L’approfondissement de sa pratique, peut devenir un exercice tout à fait propice à l’apprentissage du judo. Il faut l’envisager comme toujours un moment pour faire des progrès et de le pratiquer dans cette perspective. Il ne faut pas considérer l’exercice du randori comme uniquement un entraînement physique tourné vers le mêmes objectifs que ceux du shiai ou de la compétition, car il reste un exercice, justement pour apprendre. Si dans celui-ci il convient de viser et d’apprécier son efficacité en situation de combat, il est aussi l’exercice fondamental pour tester une variété de combinaisons et de formes de pratiques, et se faisant pour améliorer la sienne.
Le principe est celui du « mouvement dans le mouvement », Jigoro Kano parlait d’un principe plus large jita yuwa kyoei ou « la prospérité par sa propre force et la force de l’autre », qui peut l’englober puisqu’il ne s’applique pas uniquement au plan cinétique ou physique mais aussi au plan relationnel ou social, l’adversaire et aussi le partenaire nécessaire à l’entraînement et notamment au randori, à son apprentissage et perfectionnement. D’autres principes accompagnent celui-ci qui est fondateur, ils sont, le relâchement (« tarumu »), la mobilité, la fluidité, la non-résistance (« ju » ou encore la souplesse), l’accélération (« kaisoku », « kasokudo ») mais encore, la courbe unifiée des trajectoires des corps, la suppression des points d’appuis et le déplacement-placement du poids (centre de gravité), le déséquilibre, etc.

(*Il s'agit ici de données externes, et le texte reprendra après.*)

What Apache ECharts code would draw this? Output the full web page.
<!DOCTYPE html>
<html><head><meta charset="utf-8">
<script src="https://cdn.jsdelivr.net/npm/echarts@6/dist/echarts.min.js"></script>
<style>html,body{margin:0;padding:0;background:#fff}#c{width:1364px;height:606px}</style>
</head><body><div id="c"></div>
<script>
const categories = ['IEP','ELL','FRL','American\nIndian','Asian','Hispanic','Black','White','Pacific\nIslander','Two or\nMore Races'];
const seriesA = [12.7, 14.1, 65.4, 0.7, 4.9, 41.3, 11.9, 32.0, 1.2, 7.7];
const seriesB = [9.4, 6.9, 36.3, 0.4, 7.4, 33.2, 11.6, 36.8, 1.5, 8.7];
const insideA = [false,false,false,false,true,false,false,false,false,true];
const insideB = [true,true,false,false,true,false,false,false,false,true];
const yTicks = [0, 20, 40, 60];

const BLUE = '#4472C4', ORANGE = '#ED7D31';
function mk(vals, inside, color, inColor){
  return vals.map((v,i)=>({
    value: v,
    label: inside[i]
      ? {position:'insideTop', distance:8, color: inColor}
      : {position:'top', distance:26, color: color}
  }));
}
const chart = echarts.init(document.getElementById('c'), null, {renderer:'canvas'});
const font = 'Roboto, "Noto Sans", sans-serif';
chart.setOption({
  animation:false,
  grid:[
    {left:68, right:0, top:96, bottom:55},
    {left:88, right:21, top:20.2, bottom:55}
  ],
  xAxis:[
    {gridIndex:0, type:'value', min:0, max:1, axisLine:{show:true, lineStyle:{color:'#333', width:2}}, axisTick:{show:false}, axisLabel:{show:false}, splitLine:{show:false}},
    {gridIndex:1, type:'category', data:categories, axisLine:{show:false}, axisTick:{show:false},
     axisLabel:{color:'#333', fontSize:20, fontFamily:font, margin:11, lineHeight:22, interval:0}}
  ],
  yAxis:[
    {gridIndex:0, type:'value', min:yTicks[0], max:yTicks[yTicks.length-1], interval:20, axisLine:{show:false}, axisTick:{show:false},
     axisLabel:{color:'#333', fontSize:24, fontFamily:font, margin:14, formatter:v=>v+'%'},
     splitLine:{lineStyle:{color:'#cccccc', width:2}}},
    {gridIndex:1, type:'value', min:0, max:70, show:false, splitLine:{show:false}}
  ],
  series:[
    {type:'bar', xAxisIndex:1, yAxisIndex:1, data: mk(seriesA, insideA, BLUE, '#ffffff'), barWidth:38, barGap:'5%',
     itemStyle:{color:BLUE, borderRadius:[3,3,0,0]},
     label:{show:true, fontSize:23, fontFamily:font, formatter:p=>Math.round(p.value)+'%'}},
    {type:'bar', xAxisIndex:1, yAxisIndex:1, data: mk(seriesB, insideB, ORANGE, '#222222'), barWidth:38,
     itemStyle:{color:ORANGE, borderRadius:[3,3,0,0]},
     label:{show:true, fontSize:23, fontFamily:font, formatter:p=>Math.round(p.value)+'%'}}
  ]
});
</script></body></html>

Si littéralement en japonais ran-dori peut se décomposer en ran qui veut dire désordre, chaos, et dori, venant de toru qui veut dire prendre, ou saisir, on pourrait alors traduire que cet exercice d’entraînement métaphoriquement signifie « prendre le désordre » comme « tenter de saisir le chaos », mais pratiquer le randori c’est au final tenter de maîtriser et d’annuler les assauts de son adversaire. Pour ce qui nous concerne, ici, comme dans de nombreux art martiaux, l’idéal de la maîtrise réside dans le fait de se couler dans le mouvement qu’il soit attaque ou défense de son adversaire pour ne faire plus qu’un seul mouvement allant dans une même direction, c’est là que le judo comme trop souvent on le définit n’est pas fondamentalement un « sport d’opposition » mais un art de la souplesse, « Mind over muscle » (ouvrage écrit par Jigoro Kano).

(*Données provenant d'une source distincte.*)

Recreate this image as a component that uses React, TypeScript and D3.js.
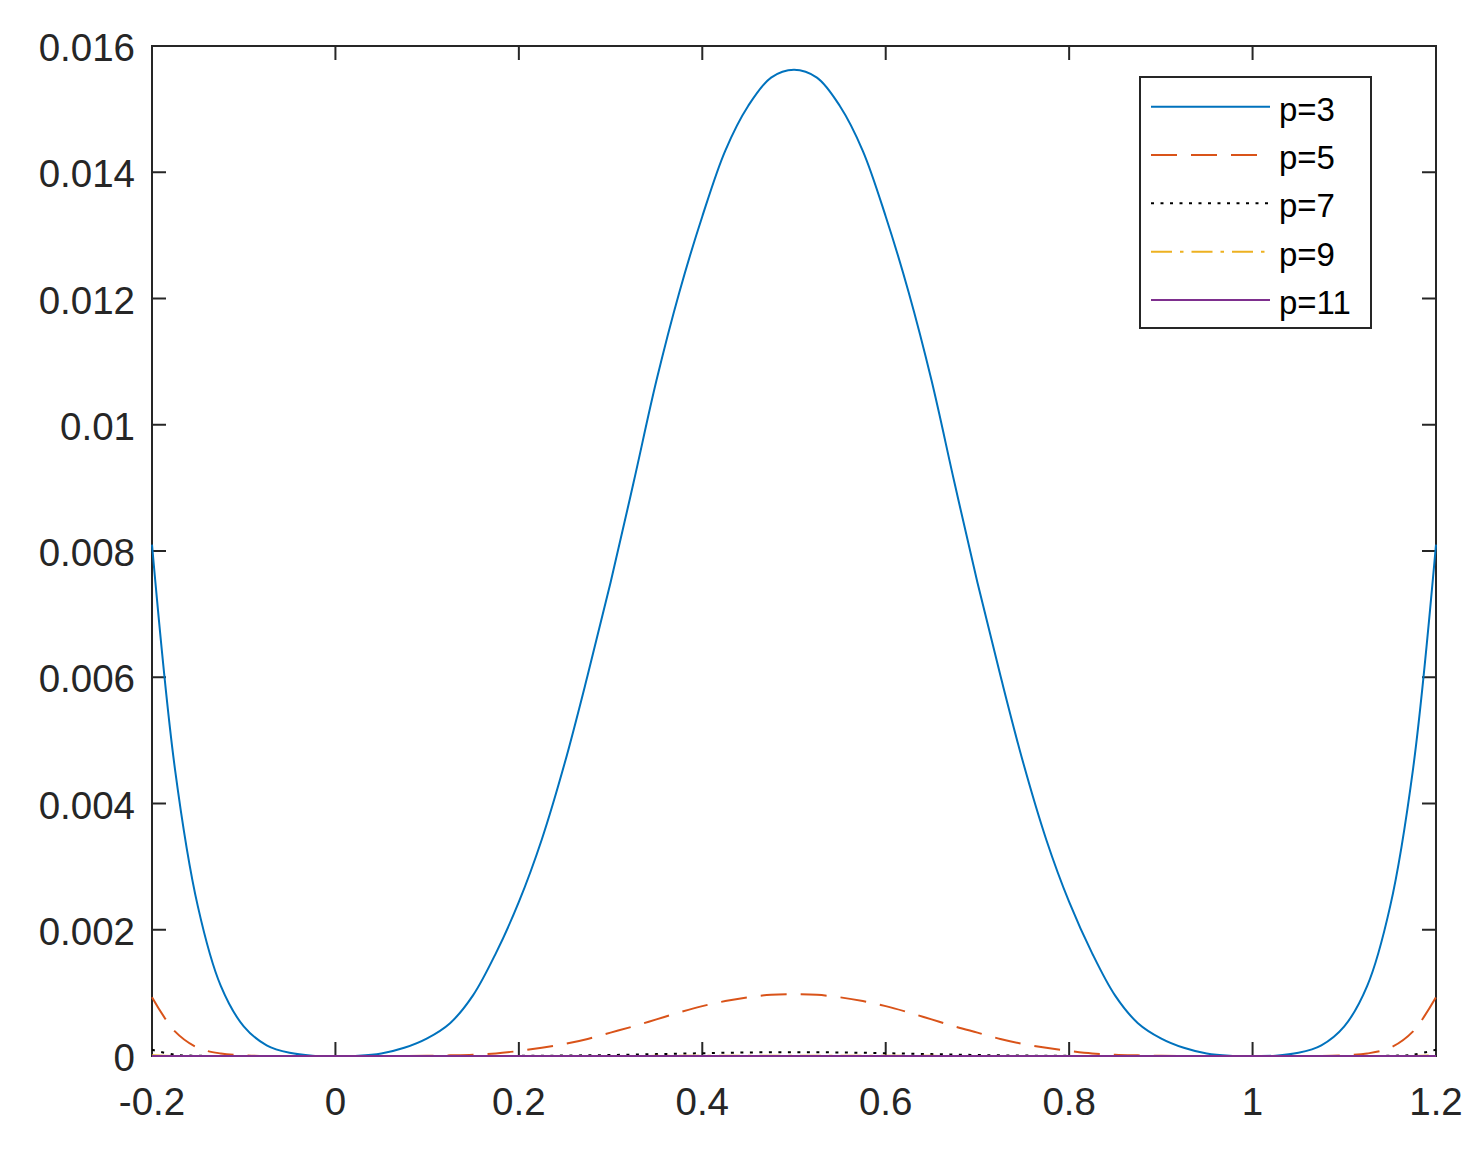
import React from "react";
import * as d3 from "d3";

const xValues = [
  -0.2, -0.175, -0.15, -0.125, -0.1, -0.075, -0.05, -0.025, 0, 0.025, 0.05, 0.075, 0.1, 0.125, 0.15, 0.175,
  0.2, 0.225, 0.25, 0.275, 0.3, 0.325, 0.35, 0.375, 0.4, 0.425, 0.45, 0.475, 0.5,
  0.525, 0.55, 0.575, 0.6, 0.625, 0.65, 0.675, 0.7, 0.725, 0.75, 0.775, 0.8, 0.825, 0.85, 0.875, 0.9,
  0.925, 0.95, 0.975, 1.0, 1.025, 1.05, 1.075, 1.1, 1.125, 1.15, 1.175, 1.2,
];

const p3 = [
  0.0081, 0.00455, 0.00237, 0.00111, 0.00047, 0.00017, 0.00005, 0.000005, 0, 0.000005, 0.00004, 0.00013, 0.00028, 0.00052, 0.00096, 0.00163,
  0.00244, 0.00343, 0.00464, 0.00603, 0.0075, 0.00908, 0.0107, 0.0121, 0.0133, 0.01434, 0.01505, 0.0155, 0.015625,
  0.0155, 0.01505, 0.01434, 0.0133, 0.0121, 0.0107, 0.00908, 0.0075, 0.00603, 0.00464, 0.00343, 0.00244, 0.00163, 0.00096, 0.00052, 0.00028,
  0.00013, 0.00004, 0.000005, 0, 0.000005, 0.00005, 0.00017, 0.00047, 0.00111, 0.00237, 0.00455, 0.0081,
];

const p5 = [
  0.00093, 0.00039, 0.00013, 0.00004, 0.00001, 0, 0, 0, 0, 0, 0, 0, 0.000003, 0.00001, 0.00002, 0.00004,
  0.00008, 0.00013, 0.00019, 0.00027, 0.00037, 0.00047, 0.00058, 0.00069, 0.00079, 0.00087, 0.00093, 0.00097, 0.00098,
  0.00097, 0.00093, 0.00087, 0.00079, 0.00069, 0.00058, 0.00047, 0.00037, 0.00027, 0.00019, 0.00013, 0.00008, 0.00004, 0.00002, 0.00001, 0.000003,
  0, 0, 0, 0, 0, 0, 0, 0.00001, 0.00004, 0.00013, 0.00039, 0.00093,
];

const p7 = [
  0.0001, 0.00002, 0.000004, 0, 0, 0, 0, 0, 0, 0, 0, 0, 0, 0, 0, 0,
  0.000002, 0.000004, 0.000007, 0.000011, 0.000016, 0.000022, 0.00003, 0.000037, 0.000044, 0.000051, 0.000056, 0.00006, 0.000061,
  0.00006, 0.000056, 0.000051, 0.000044, 0.000037, 0.00003, 0.000022, 0.000016, 0.000011, 0.000007, 0.000004, 0.000002, 0, 0, 0, 0,
  0, 0, 0, 0, 0, 0, 0, 0, 0, 0.000004, 0.00002, 0.0001,
];

const p9 = [
  0.000012, 0.000001, 0, 0, 0, 0, 0, 0, 0, 0, 0, 0, 0, 0, 0, 0,
  0, 0, 0, 0.000001, 0.000001, 0.000001, 0.000002, 0.000002, 0.000003, 0.000003, 0.000004, 0.000004, 0.000004,
  0.000004, 0.000004, 0.000003, 0.000003, 0.000002, 0.000002, 0.000001, 0.000001, 0.000001, 0, 0, 0, 0, 0, 0, 0,
  0, 0, 0, 0, 0, 0, 0, 0, 0, 0, 0.000001, 0.000012,
];

const p11 = [
  0.0000015, 0, 0, 0, 0, 0, 0, 0, 0, 0, 0, 0, 0, 0, 0, 0,
  0, 0, 0, 0, 0, 0, 0, 0, 0, 0, 0, 0, 0,
  0, 0, 0, 0, 0, 0, 0, 0, 0, 0, 0, 0, 0, 0, 0, 0,
  0, 0, 0, 0, 0, 0, 0, 0, 0, 0, 0, 0.0000015,
];

const seriesNames = ["p=3", "p=5", "p=7", "p=9", "p=11"];
const seriesValues = [p3, p5, p7, p9, p11];
const seriesColors = ["#0072BD", "#D95319", "#000000", "#EDB120", "#7E2F8E"];
const seriesDashes = ["", "26,14", "3,6.5", "21,8,3.5,8", ""];

const xTicks = [-0.2, 0, 0.2, 0.4, 0.6, 0.8, 1, 1.2];
const xTickLabels = ["-0.2", "0", "0.2", "0.4", "0.6", "0.8", "1", "1.2"];
const yTicks = [0, 0.002, 0.004, 0.006, 0.008, 0.01, 0.012, 0.014, 0.016];
const yTickLabels = ["0", "0.002", "0.004", "0.006", "0.008", "0.01", "0.012", "0.014", "0.016"];

const W = 1478;
const H = 1150;
const L = 152;
const R = 1436;
const T = 46;
const B = 1056;
const AX = "#262626";
const FONT = "'Liberation Sans', Arial, Helvetica, sans-serif";

export default function App() {
  const x = d3.scaleLinear().domain([-0.2, 1.2]).range([L, R]);
  const y = d3.scaleLinear().domain([0, 0.016]).range([B, T]);
  const line = d3
    .line<number>()
    .x((_, i) => x(xValues[i]))
    .y((d) => y(d))
    .curve(d3.curveCatmullRom.alpha(0.5));

  const tickLen = 14;
  const legX = 1140;
  const legY = 77;
  const legW = 231;
  const legH = 251;
  const rowY = [106.7, 155, 203.3, 251.7, 300];

  return (
    <svg
      width={W}
      height={H}
      style={{ position: "absolute", left: 0, top: 0, background: "#fff" }}
    >
      <rect x={0} y={0} width={W} height={H} fill="#fff" />
      <defs>
        <clipPath id="plotclip">
          <rect x={L - 2} y={T - 2} width={R - L + 4} height={B - T + 3} />
        </clipPath>
      </defs>
      <rect x={L} y={T} width={R - L} height={B - T} fill="none" stroke={AX} strokeWidth={2} />
      {xTicks.map((t, i) => (
        <g key={"xt" + i}>
          <line x1={x(t)} x2={x(t)} y1={B} y2={B - tickLen} stroke={AX} strokeWidth={2} />
          <line x1={x(t)} x2={x(t)} y1={T} y2={T + tickLen} stroke={AX} strokeWidth={2} />
          <text
            x={x(t)}
            y={B + 59}
            textAnchor="middle"
            fontFamily={FONT}
            fontSize={38.5}
            fill={AX}
          >
            {xTickLabels[i]}
          </text>
        </g>
      ))}
      {yTicks.map((t, i) => (
        <g key={"yt" + i}>
          <line x1={L} x2={L + tickLen} y1={y(t)} y2={y(t)} stroke={AX} strokeWidth={2} />
          <line x1={R} x2={R - tickLen} y1={y(t)} y2={y(t)} stroke={AX} strokeWidth={2} />
          <text
            x={135}
            y={y(t) + 15}
            textAnchor="end"
            fontFamily={FONT}
            fontSize={38.5}
            fill={AX}
          >
            {yTickLabels[i]}
          </text>
        </g>
      ))}
      <g clipPath="url(#plotclip)">
        {seriesValues.map((vals, i) => (
          <path
            key={"s" + i}
            d={line(vals) || ""}
            fill="none"
            stroke={seriesColors[i]}
            strokeWidth={2}
            strokeDasharray={seriesDashes[i] || undefined}
          />
        ))}
      </g>
      <rect x={legX} y={legY} width={legW} height={legH} fill="#fff" stroke={AX} strokeWidth={2} />
      {seriesNames.map((n, i) => (
        <g key={"lg" + i}>
          <line
            x1={1151}
            x2={1270}
            y1={rowY[i]}
            y2={rowY[i]}
            stroke={seriesColors[i]}
            strokeWidth={2}
            strokeDasharray={seriesDashes[i] || undefined}
          />
          <text x={1279} y={rowY[i] + 14} fontFamily={FONT} fontSize={33} fill="#000">
            {n}
          </text>
        </g>
      ))}
    </svg>
  );
}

Concrètement, appliquer ou chercher à appliquer ce principe au cours et au cœur du randori est un exercice fondamental pour mettre à l’épreuve la forme des techniques (que l’on peut puiser dans la pratique des katas). Ainsi donc pour résumer si l’adversaire me tire pourquoi pas avancer dans sa direction et s’il me pousse pourquoi ne pas faire de même en reculant, c’est alors cette non-résistance et le relâchement qui l’accompagne qui peuvent ouvrir des opportunités dans l’attaque, dans toutes les directions de l’espace en trois dimensions. Il peut aussi nous tirer vers le bas et c’est alors à la remontée que tori déclenche son attaque venant se placer en bonne posture, sous le centre de gravité grosso modo marqué par le nœud de ceinture. Cette forme de travail suppose précisément de ne plus mettre, ce que l’on retrouve souvent, de la force dans les bras, mais aussi de se mettre dans une attitude qui consiste à accueillir le combat et non pas l’empêcher. Dans ce cas-là on va à l’inverse de l’esprit, ce que regrette Jean-Luc Rougé car en compétition souvent cette attitude n’est pas pénalisée.
Bref, utiliser le randori comme un exercice pour appliquer ce principe avec d’autres permettra toujours une progression à sa mesure respectant au passage son adversaire comme également un partenaire d’apprentissage.
Ainsi, ne faut-il pas à tout prix vouloir mettre l’adversaire dans la position qui convient à son idée de technique, surtout si c’est le contraignant par la force musculaire. Il convient de se déplacer et de se placer dans une posture adapter au déplacement de son adversaire. Il faut le conduire progressivement sans opposition (qui souvent le renseigne sur nos intentions) dans une position que l’on se sent capable d’exploiter ou mieux encore pouvoir appliquer une technique quelque soit son déplacement son mouvement pour l’entraîner dans le vide. Plus facile à dire et à écrire qu’à faire, et même en aïkido quand les rôles sont préalablement définis ! S’imposer la recherche de l’application de ce principe peut aller de paire avec, se fixer des consignes à soi-même, ou les partagées avec son partenaire. Celà peut être par exemple, en judo, ne travailler qu’en garde à gauche si l’on est droitier, n’appliquer que des techniques de balayage, ne jamais mettre la main dans le dos, rester droit sauf si on attaque immédiatement, ou encore chercher uniquement les mouvements d’épaules. Les combinaisons sont alors infinies.